The sections below break down how each construction type differs, what materials are typically used, where each type performs best, and what specs to check before you buy or source mesh fabric in bulk.
What Mesh Fabric Actually Is
Mesh fabric gets its open structure from how it's constructed rather than from a single material. Fibers are knitted or woven with deliberate gaps, creating a fabric that's breathable and lightweight compared to a solid weave of the same fiber. Two specs define most mesh fabric in practice: GSM (grams per square meter), which indicates weight and structural density, and mesh count or opening size, which indicates how fine or open the visible gaps are. A fine mesh count means smaller holes for filtration or dust resistance; a coarse mesh count means larger holes for maximum airflow.

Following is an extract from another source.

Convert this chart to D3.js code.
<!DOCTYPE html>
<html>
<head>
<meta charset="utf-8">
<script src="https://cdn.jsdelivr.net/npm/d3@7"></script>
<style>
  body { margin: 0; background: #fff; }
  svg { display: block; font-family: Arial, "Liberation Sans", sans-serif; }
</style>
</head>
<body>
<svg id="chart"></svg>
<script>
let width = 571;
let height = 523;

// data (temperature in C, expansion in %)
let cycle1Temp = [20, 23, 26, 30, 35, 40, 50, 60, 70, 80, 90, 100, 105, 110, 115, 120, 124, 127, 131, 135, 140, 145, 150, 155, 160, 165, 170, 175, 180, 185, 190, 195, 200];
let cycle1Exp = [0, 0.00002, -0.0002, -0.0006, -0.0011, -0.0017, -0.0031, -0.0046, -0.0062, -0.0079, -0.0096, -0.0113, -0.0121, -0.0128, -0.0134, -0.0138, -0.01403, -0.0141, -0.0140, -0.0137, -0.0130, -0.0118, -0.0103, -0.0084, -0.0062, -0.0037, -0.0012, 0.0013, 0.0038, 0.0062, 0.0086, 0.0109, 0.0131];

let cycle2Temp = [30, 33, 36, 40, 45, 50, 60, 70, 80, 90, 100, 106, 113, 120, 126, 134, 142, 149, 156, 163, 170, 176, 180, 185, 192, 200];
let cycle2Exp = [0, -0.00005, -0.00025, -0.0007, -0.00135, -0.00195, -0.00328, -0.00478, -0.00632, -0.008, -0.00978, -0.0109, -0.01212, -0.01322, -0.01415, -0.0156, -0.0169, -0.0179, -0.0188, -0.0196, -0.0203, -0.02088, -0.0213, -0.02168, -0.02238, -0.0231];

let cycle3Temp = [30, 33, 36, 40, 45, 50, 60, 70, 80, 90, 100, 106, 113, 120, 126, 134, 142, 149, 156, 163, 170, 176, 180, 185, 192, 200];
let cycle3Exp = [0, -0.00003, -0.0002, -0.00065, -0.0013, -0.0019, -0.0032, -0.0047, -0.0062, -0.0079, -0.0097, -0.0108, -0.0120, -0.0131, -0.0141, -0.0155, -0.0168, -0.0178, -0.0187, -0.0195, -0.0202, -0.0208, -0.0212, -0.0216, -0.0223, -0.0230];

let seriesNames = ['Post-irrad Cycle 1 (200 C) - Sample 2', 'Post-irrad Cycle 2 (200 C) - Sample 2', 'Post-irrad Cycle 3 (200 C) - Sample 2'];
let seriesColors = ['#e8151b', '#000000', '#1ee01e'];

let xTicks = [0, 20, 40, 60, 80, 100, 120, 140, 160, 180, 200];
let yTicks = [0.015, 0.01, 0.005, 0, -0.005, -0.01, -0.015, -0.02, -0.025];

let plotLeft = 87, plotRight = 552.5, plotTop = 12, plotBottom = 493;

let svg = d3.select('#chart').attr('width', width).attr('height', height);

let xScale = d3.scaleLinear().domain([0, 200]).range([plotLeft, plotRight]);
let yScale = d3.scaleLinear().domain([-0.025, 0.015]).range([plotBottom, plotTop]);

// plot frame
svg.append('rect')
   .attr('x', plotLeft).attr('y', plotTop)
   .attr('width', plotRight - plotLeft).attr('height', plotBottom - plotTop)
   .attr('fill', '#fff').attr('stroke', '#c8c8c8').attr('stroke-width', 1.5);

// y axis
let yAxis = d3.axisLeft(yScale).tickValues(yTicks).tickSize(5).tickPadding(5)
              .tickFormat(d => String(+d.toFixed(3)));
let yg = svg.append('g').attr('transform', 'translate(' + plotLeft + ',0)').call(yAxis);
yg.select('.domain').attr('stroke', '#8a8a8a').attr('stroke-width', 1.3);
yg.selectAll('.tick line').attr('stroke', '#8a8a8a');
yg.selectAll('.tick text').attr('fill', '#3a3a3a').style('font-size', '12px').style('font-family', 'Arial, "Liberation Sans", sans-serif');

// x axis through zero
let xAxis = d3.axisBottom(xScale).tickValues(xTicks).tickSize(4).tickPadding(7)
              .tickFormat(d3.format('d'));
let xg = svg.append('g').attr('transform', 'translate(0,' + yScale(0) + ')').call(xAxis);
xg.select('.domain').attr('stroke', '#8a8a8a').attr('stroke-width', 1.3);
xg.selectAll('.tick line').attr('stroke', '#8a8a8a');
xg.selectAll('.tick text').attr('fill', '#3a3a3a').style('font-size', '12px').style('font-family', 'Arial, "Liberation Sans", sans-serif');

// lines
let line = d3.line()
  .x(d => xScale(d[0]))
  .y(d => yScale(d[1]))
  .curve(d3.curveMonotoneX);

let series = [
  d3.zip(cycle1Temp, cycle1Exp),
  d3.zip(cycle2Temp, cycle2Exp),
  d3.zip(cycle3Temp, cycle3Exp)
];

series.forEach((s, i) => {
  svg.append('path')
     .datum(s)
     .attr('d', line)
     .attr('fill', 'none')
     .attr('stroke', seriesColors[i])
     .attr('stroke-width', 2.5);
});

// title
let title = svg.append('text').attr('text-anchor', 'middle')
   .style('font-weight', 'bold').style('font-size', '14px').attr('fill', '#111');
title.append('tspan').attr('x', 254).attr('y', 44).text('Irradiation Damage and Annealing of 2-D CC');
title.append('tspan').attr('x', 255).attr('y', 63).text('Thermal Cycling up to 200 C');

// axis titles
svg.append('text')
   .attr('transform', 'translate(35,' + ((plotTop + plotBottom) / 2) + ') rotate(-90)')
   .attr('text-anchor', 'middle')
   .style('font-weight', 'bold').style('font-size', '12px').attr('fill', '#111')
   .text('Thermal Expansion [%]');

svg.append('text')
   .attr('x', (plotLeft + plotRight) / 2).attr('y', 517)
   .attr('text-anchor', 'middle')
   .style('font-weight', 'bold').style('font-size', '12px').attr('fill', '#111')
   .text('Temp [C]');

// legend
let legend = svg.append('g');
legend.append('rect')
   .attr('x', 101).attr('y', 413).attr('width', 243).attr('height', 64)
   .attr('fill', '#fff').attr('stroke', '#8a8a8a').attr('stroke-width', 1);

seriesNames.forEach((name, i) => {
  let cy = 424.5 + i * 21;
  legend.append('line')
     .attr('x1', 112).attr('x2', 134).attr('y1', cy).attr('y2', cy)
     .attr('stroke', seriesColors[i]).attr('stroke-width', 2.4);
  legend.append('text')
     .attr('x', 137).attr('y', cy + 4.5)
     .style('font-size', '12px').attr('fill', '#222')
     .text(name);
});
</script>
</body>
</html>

Main Types of Mesh Fabric by Construction
| Type | Structure | Typical Use |
|---|---|---|
| Warp knit | Interlocking loops run lengthwise; stable, resists runs/unraveling | Office chairs, technical sportswear, bag panels |
| Weft knit | Loops run crosswise; lighter, stretchier, less stable | Activewear, lightweight linings, fashion mesh |
| Woven | Fibers cross over/under at fixed angles; rigid, minimal stretch | Window screens, industrial filtration, structural panels |
Common Materials Used in Mesh Fabric
Polyester
The most widely used mesh material, valued for durability, affordability, and resistance to stretching out of shape. 100% polyester mesh is the default choice for office chair backs and bag panels where dimensional stability matters more than stretch.
Nylon
Smoother and slightly more elastic than polyester, with good abrasion resistance. Nylon mesh is common in athletic shoe panels and lightweight bags where a softer hand-feel is preferred.
Spandex / Elastane Blends
Blending in 5% to 20% spandex with polyester or nylon adds significant stretch — often 20% to 40% four-way stretch — which is why these blends dominate activewear, compression gear, and seating that needs to flex under body weight.
Common Uses by Industry
| Application | Typical GSM | Key Priority |
|---|---|---|
| Office chair backs | 250–400 GSM | Structural support, sag resistance |
| Activewear / sportswear | 100–150 GSM | Breathability, four-way stretch |
| Bags and luggage panels | 150–250 GSM | Abrasion resistance, moderate stretch |
| Window/door screens | Rated by mesh count, not GSM | Insect blocking, airflow, UV resistance |
| Industrial filtration | Rated by micron opening size | Precise particle filtration, chemical resistance |
Key Specs to Check When Buying Mesh Fabric
- GSM — confirms weight and structural density for your application
- Stretch percentage — two-way vs. four-way stretch matters significantly for seating and activewear
- Mesh count or opening size — finer openings for filtration/screens, coarser openings for maximum airflow
- UV and colorfastness rating — important for any outdoor or sun-exposed application
- Flame retardancy certification — often required for office furniture and commercial seating applications
Buying Tips Checklist
- Define your application first — structural support, stretch, or filtration each point to a different construction type
- Request a fabric swatch and test stretch recovery before committing to a bulk order
- Confirm GSM and material composition in writing, not just "mesh fabric" as a generic listing title
- For commercial seating, ask for flame-retardancy and abrasion test certificates (e.g., Martindale rub count)
- For outdoor use, confirm UV-stabilization, since standard mesh can degrade and lose stretch under prolonged sun exposure
Common Mistakes to Avoid
- Treating "mesh fabric" as one product instead of checking construction type and material composition
- Choosing a lightweight weft-knit mesh for a structural application like chair backs, leading to premature sagging
- Overlooking opening size for filtration or screen use, resulting in particles or insects passing through
- Skipping a stretch-recovery test, which can reveal mesh that loses elasticity after repeated use
In short, "mesh fabric" covers a wide range of constructions and materials, and the right choice always comes down to matching construction type and GSM to your specific application — whether that's a chair back that needs to hold its shape for years or activewear that needs to stretch and breathe through a workout.